Key performance indicators, as well as overall sales performance, are the primary metrics used when determining the amount of product to be sold through the online channel. The model must also project liquidation expenses, which typically include online marketing and other costs associated with selling to consumers online under normal operating conditions.
The model assumes customers would be attracted to the sale website via existing advertising programs and pay-per-click schemes currently in use by the company. Content would, of course have to be tailored to the sale event. More focused e-mail blasts and selected advertising as employed by the liquidator would also be built into the model. Finally, the appraisal/liquidation model should include a provision for the disposition of less-desirable inventory remaining unsold as the sale event moves toward completion.
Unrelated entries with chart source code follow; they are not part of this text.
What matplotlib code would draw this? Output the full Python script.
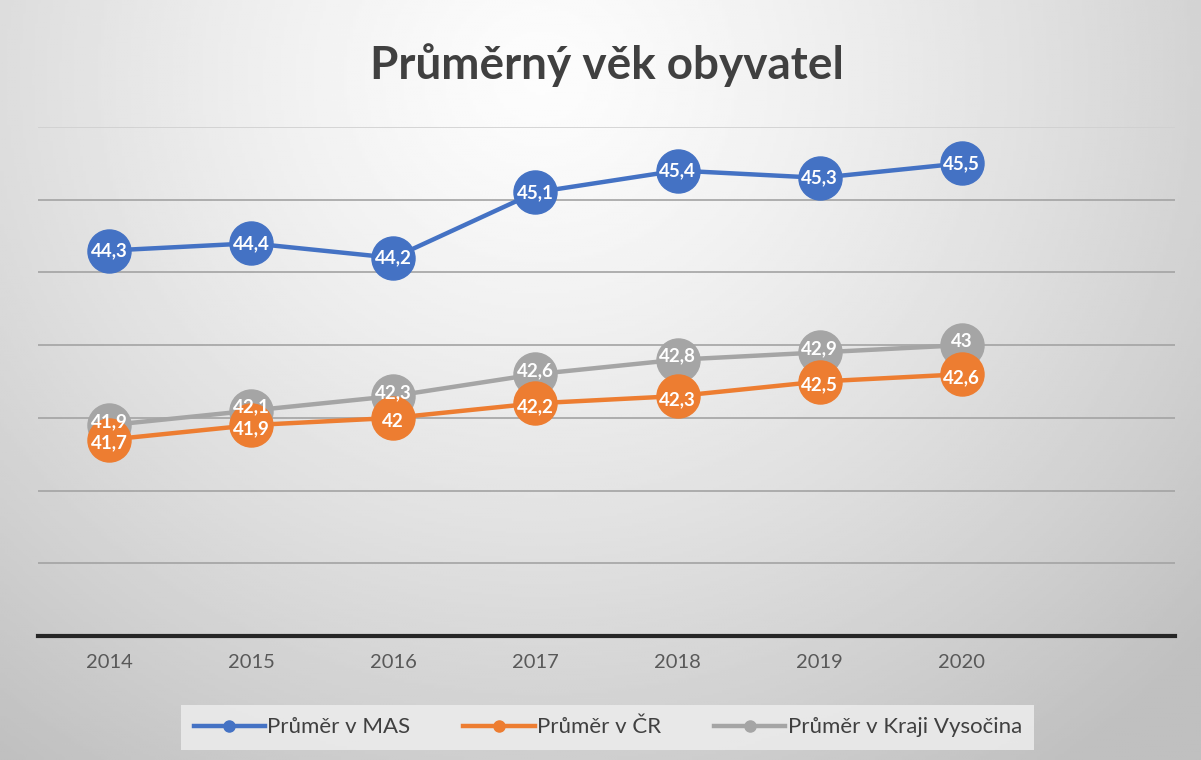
import matplotlib
matplotlib.use("Agg")
import matplotlib.pyplot as plt
import numpy as np

# data
years = ['2014', '2015', '2016', '2017', '2018', '2019', '2020']
mas = [44.3, 44.4, 44.2, 45.1, 45.4, 45.3, 45.5]
cr = [41.7, 41.9, 42.0, 42.2, 42.3, 42.5, 42.6]
vysocina = [41.9, 42.1, 42.3, 42.6, 42.8, 42.9, 43.0]
names = ['Průměr v MAS', 'Průměr v ČR', 'Průměr v Kraji Vysočina']
colors = ['#4472C4', '#ED7D31', '#A5A5A5']

plt.rcParams['font.family'] = ['Lato', 'DejaVu Sans']

fig = plt.figure(figsize=(12.01, 7.6), dpi=100)

# background gradient (light in upper middle, grey towards edges)
bg = fig.add_axes([0, 0, 1, 1], zorder=-10)
xx, yy = np.meshgrid(np.linspace(0, 1, 400), np.linspace(0, 1, 300))
d = np.sqrt(((xx - 0.45) / 0.7) ** 2 + ((yy - 0.1) / 1.05) ** 2)
shade = np.clip(0.99 - 0.22 * d ** 1.3, 0.75, 0.99)
bg.imshow(shade, cmap='gray', vmin=0, vmax=1, extent=[0, 1, 1, 0], aspect='auto')
bg.set_xlim(0, 1)
bg.set_ylim(1, 0)
bg.axis('off')

ax = fig.add_axes([0.0316, 0.163, 0.9468, 0.670])
ax.set_facecolor('none')
x = np.arange(len(years))

def fmt(v):
    s = ('%.1f' % v).rstrip('0').rstrip('.')
    return s.replace('.', ',')

# (values, name, colour, zorder, label nudge in points)
series = [(vysocina, names[2], colors[2], 3, 2.5),
          (cr, names[1], colors[1], 4, -2.5),
          (mas, names[0], colors[0], 5, 0)]
for vals, name, c, z, dy in series:
    ax.plot(x, vals, color=c, lw=3.2, marker='o', ms=31, mec=c, label=name, zorder=z)
    for xi, v in zip(x, vals):
        ax.annotate(fmt(v), (xi, v), xytext=(0, dy), textcoords='offset points',
                    color='white', ha='center', va='center',
                    fontsize=13.5, fontweight='bold', zorder=10)

ax.set_xlim(-0.5, 7.5)
ax.set_ylim(39, 46)
ax.set_yticks(np.arange(39, 47, 1))
ax.yaxis.grid(True, color='#a3a3a3', lw=1.2)
ax.get_ygridlines()[-1].set_color('#cfcfcf')
ax.set_axisbelow(True)
ax.tick_params(axis='y', left=False, labelleft=False)
ax.set_xticks(x)
ax.set_xticklabels(years, fontsize=14.5, color='#595959')
ax.tick_params(axis='x', length=0, pad=13)
for s in ['top', 'right', 'left']:
    ax.spines[s].set_visible(False)
ax.spines['bottom'].set_color('#262626')
ax.spines['bottom'].set_linewidth(3)

fig.text(0.505, 0.914, 'Průměrný věk obyvatel', ha='center', va='center',
         fontsize=33, fontweight='bold', color='#404040')

# legend with small markers
handles = [plt.Line2D([], [], color=c, lw=3.2, marker='o', ms=8) for c in colors]
leg = fig.legend(handles, names, loc='center', bbox_to_anchor=(0.506, 0.043), ncol=3,
                 frameon=True, fontsize=16, handlelength=3.2, handletextpad=0.1,
                 columnspacing=2.4, fancybox=False, borderpad=0.55, borderaxespad=0)
leg.get_frame().set_facecolor('#ebebeb')
leg.get_frame().set_edgecolor('none')
leg.get_frame().set_alpha(0.9)
for t in leg.get_texts():
    t.set_color('#404040')

fig.savefig('out.png', dpi=100)
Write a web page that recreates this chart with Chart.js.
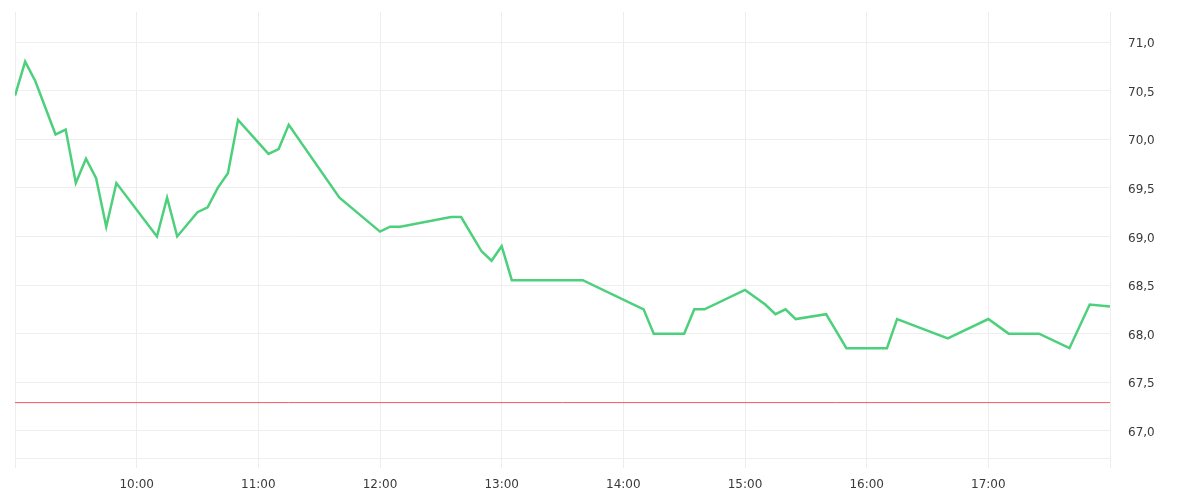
<!DOCTYPE html>
<html>
<head>
<meta charset="utf-8">
<script src="https://cdn.jsdelivr.net/npm/chart.js@4"></script>
<style>
html,body{margin:0;padding:0;background:#fff;}
#wrap{width:1200px;height:500px;position:relative;}
</style>
</head>
<body>
<div id="wrap"><canvas id="c"></canvas></div>
<script>
const times = ['09:00','09:05','09:10','09:20','09:25','09:30','09:35','09:40','09:45','09:50',
  '10:10','10:15','10:20','10:30','10:35','10:40','10:45','10:50','11:05','11:10','11:15','11:40',
  '12:00','12:05','12:10','12:35','12:40','12:50','12:55','13:00','13:05','13:40','14:10','14:15',
  '14:30','14:35','14:40','15:00','15:10','15:15','15:20','15:25','15:40','15:50','16:10','16:15',
  '16:40','17:00','17:10','17:25','17:40','17:50','18:00'];
const prices = [70.45,70.8,70.6,70.05,70.1,69.55,69.8,69.6,69.1,69.55,
  69.0,69.4,69.0,69.25,69.3,69.5,69.65,70.2,69.85,69.9,70.15,69.4,
  69.05,69.1,69.1,69.2,69.2,68.85,68.75,68.9,68.55,68.55,68.25,68.0,
  68.0,68.25,68.25,68.45,68.3,68.2,68.25,68.15,68.2,67.85,67.85,68.15,
  67.95,68.15,68.0,68.0,67.85,68.3,68.28];
const refLevel = 67.29;
const xTickLabels = ['10:00','11:00','12:00','13:00','14:00','15:00','16:00','17:00'];
const yTickValues = [67.0,67.5,68.0,68.5,69.0,69.5,70.0,70.5,71.0];
const sessionStart = '09:00';
const sessionEnd = '18:00';
const yMin = 66.72, yMax = 71.31;

function toMin(s){const p=s.split(':');return (+p[0])*60+(+p[1]);}
function toLabel(m){const h=Math.floor(m/60),mm=m%60;return String(h).padStart(2,'0')+':'+String(mm).padStart(2,'0');}

const xMin = toMin(sessionStart), xMax = toMin(sessionEnd);
const priceData = times.map((t,i)=>({x:toMin(t), y:prices[i]}));
const refData = [{x:xMin,y:refLevel},{x:xMax,y:refLevel}];

const gridColor = '#eeeeee';
const font = {family:'DejaVu Sans', size:12};

new Chart(document.getElementById('c'), {
  type:'line',
  data:{datasets:[
    {data:refData, borderColor:'#f05a5f', borderWidth:1, pointRadius:0, tension:0},
    {data:priceData, borderColor:'#4dd07c', borderWidth:2.5, pointRadius:0, tension:0}
  ]},
  options:{
    responsive:true, maintainAspectRatio:false, animation:false,
    layout:{padding:{left:15, top:12, right:0, bottom:0}},
    plugins:{legend:{display:false}, tooltip:{enabled:false}},
    scales:{
      x:{type:'linear', min:xMin, max:xMax,
        grid:{color:gridColor, tickLength:10, drawTicks:true, tickColor:gridColor},
        border:{display:true, color:gridColor},
        ticks:{stepSize:60, autoSkip:false, maxRotation:0, padding:10, color:'#3a3a3a', font:font,
          callback:function(v){const l=toLabel(v);return xTickLabels.includes(l)?l:'';}},
        afterFit:function(s){s.height=42; s.paddingLeft=0; s.paddingRight=0;}
      },
      y:{type:'linear', position:'right', min:yMin, max:yMax,
        grid:{color:gridColor, drawTicks:false},
        border:{display:true, color:gridColor},
        afterBuildTicks:function(s){s.ticks=yTickValues.map(v=>({value:v}));},
        ticks:{padding:18, labelOffset:2, color:'#3a3a3a', font:font,
          callback:function(v){return v.toFixed(1).replace('.',',');}},
        afterFit:function(s){s.width=90; s.paddingTop=0; s.paddingBottom=0;}
      }
    }
  }
});
</script>
</body>
</html>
Conduct Due Diligence to Mitigate Risk
A lender must carefully monitor several key areas of the retail e-commerce borrower’s operations to ensure that, in the event of a liquidation sale, risks have been effectively mitigated. It is advised to pay particular attention to the following:
1. Regarding the website(s):
a. Is the entire e-commerce platform being properly maintained?
b. Is the technology being upgraded as it evolves?
c. Would the website be transformable into a viable sale channel in the event a sale is required?
d. Are all designs associated with the company’s products, as currently being sold or as would be sold to generate revenue in the event of a liquidation, free of creditor and vendor liens?
e. Would all products be freely accessible to the liquidator?
2. Regarding intellectual property:
a. Would all intellectual property be unencumbered at the time of a liquidation sale?
b. Would all corresponding domain name registrations be up-to-date and paid through the end of a potential sale period? Should a domain registration lapse, a third party could claim the domain name for itself. Losing ownership of the domain name would likely make it unavailable for use during a sale.
c. Would customer contact information be readily available and usable (see #4, below)?
3. Regarding Website Staffing, Hosting and Servicing:
a. Most e-tailing websites are operated using a hybrid system of internal staffing and outsourced web design and hosting. Rarely is a website managed entirely by an in-house staff. Therefore, the lender must carefully monitor employee staffing as well as web design and server hosting contracts. All agreements must be current, paid to the date leading up to a sale and paid through the end of a sale to ensure servers and content are available for use.
4. Regarding Customer Data:
a. It is important to understand the scope and nature of customer data and where it is stored? Is the server owned by the company or by a third party?
b. The liquidator must be able to communicate with customers, therefore, if customer data is stored with a third party are all agreements current, paid to date leading up to a sale, and paid through the end of the sale, to ensure the data is available for use.
Properly appraised and monitored, a retail e-commerce business should entail little or no additional risk for a lender than a traditional brick-and-mortar retailer. So long as (1) a viable disposition channel exists, (2) the nature and salability of the inventory is understood by the lender, and (3) the operational aspects of the business are carefully monitored, then maximizing the value of the inventory in a liquidation sale should be achievable with a high degree of certainty.